5. The vest of claim 4 wherein the temperature sensor is a thermistor an the alarm is a piezo electric speaker.

6. The vest of claim 4 wherein said processing unit includes a transmitter for sending signals to a remote station, said remote station further including a receiver for receiving said signals and a central processing unit which provides an alarm signal at the remote station when the rate of temperature increase exceeds said predetermined threshold.

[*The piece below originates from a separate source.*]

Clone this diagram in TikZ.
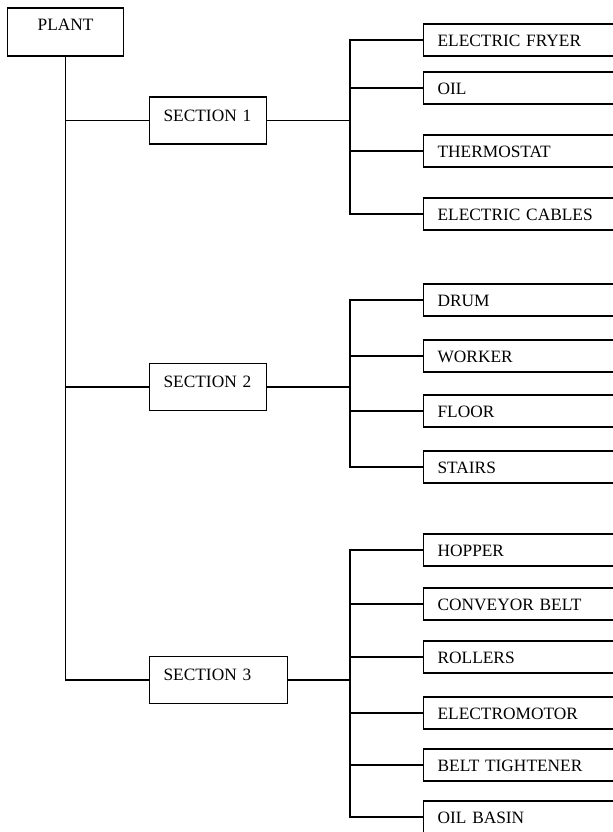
\documentclass[tikz,border=0pt]{standalone}
\usepackage{fontspec}
\setmainfont{Liberation Serif}

\begin{document}
\begin{tikzpicture}[x=0.75pt, y=-0.75pt, line width=0.9pt,
    box/.style={draw, anchor=west, inner ysep=0pt, inner xsep=10.5pt, align=left,
      font=\fontsize{13}{15}\selectfont},
    item/.style={box, text width=220pt, text height=16.5pt, text depth=7.5pt},
    sect/.style={box, text width=66.75pt, text height=18pt, text depth=17.25pt}]
    \useasboundingbox (0,0) rectangle (613,832);
    \clip (0,0) rectangle (613,832);

    % 根节点和三个分区
    \node[box, align=center, text width=66pt, text height=17pt, text depth=19pt] (plant) at (7,32) {PLANT};
    \node[sect] (sec1) at (149,120.5) {SECTION 1};
    \node[sect] (sec2) at (149,387) {SECTION 2};
    \node[sect, text width=82.5pt] (sec3) at (149,680) {SECTION 3};

    % 分区 1 的子节点
    \node[item] (fryer)  at (423,40)  {ELECTRIC FRYER};
    \node[item] (oil)    at (423,88)  {OIL};
    \node[item] (thermo) at (423,151) {THERMOSTAT};
    \node[item] (cables) at (423,214) {ELECTRIC CABLES};

    % 分区 2 的子节点
    \node[item] (drum)   at (423,300) {DRUM};
    \node[item] (worker) at (423,356) {WORKER};
    \node[item] (floor)  at (423,411) {FLOOR};
    \node[item] (stairs) at (423,467) {STAIRS};

    % 分区 3 的子节点
    \node[item] (hopper)    at (423,550) {HOPPER};
    \node[item] (belt)      at (423,604) {CONVEYOR BELT};
    \node[item] (rollers)   at (423,657) {ROLLERS};
    \node[item] (motor)     at (423,713) {ELECTROMOTOR};
    \node[item] (tightener) at (423,765) {BELT TIGHTENER};
    \node[item] (basin)     at (423,817) {OIL BASIN};

    % 汇流点
    \coordinate (bus1) at (350,120.5);
    \coordinate (bus2) at (350,387);
    \coordinate (bus3) at (350,680);

    % 连线
    \draw (plant.south) |- (sec1.west);
    \draw (plant.south) |- (sec2.west);
    \draw (plant.south) |- (sec3.west);
    \draw (sec1.east) -- (bus1);
    \draw (sec2.east) -- (bus2);
    \draw (sec3.east) -- (bus3);
    \foreach \n in {fryer, oil, thermo, cables}
        \draw (bus1) |- (\n.west);
    \foreach \n in {drum, worker, floor, stairs}
        \draw (bus2) |- (\n.west);
    \foreach \n in {hopper, belt, rollers, motor, tightener, basin}
        \draw (bus3) |- (\n.west);
\end{tikzpicture}
\end{document}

7. A self-contained breathing apparatus used with firefighter's turnout coat having a heat resistant fabric exterior shell and an interior lining; an electronic temperature sensing circuit positioned on said self-contained breathing apparatus, the electronic temperature sensing circuit including a processing unit responsive to at least one temperature sensor to detect successive representations of a plurality of temperatures at preselected time intervals whereby the processing unit determines the rate of increase between successive representations of temperature and compares the rate of temperature increase to at least one predetermined threshold, and an alarm to provide a warning when the rate of temperature increase exceeds the predetermined threshold.

8. The self-contained breathing apparatus of claim 7 wherein the temperature sensor is a thermistor and the alarm is a piezo electric speaker.

9. The self-contained breathing apparatus of claim 8 wherein said processing unit includes a transmitter for sending signals to a remote station, said remote station further including a receiver for receiving said signals and a central processing unit which provides an alarm signal at the remote station when the rate of temperature increase exceeds said predetermined threshold.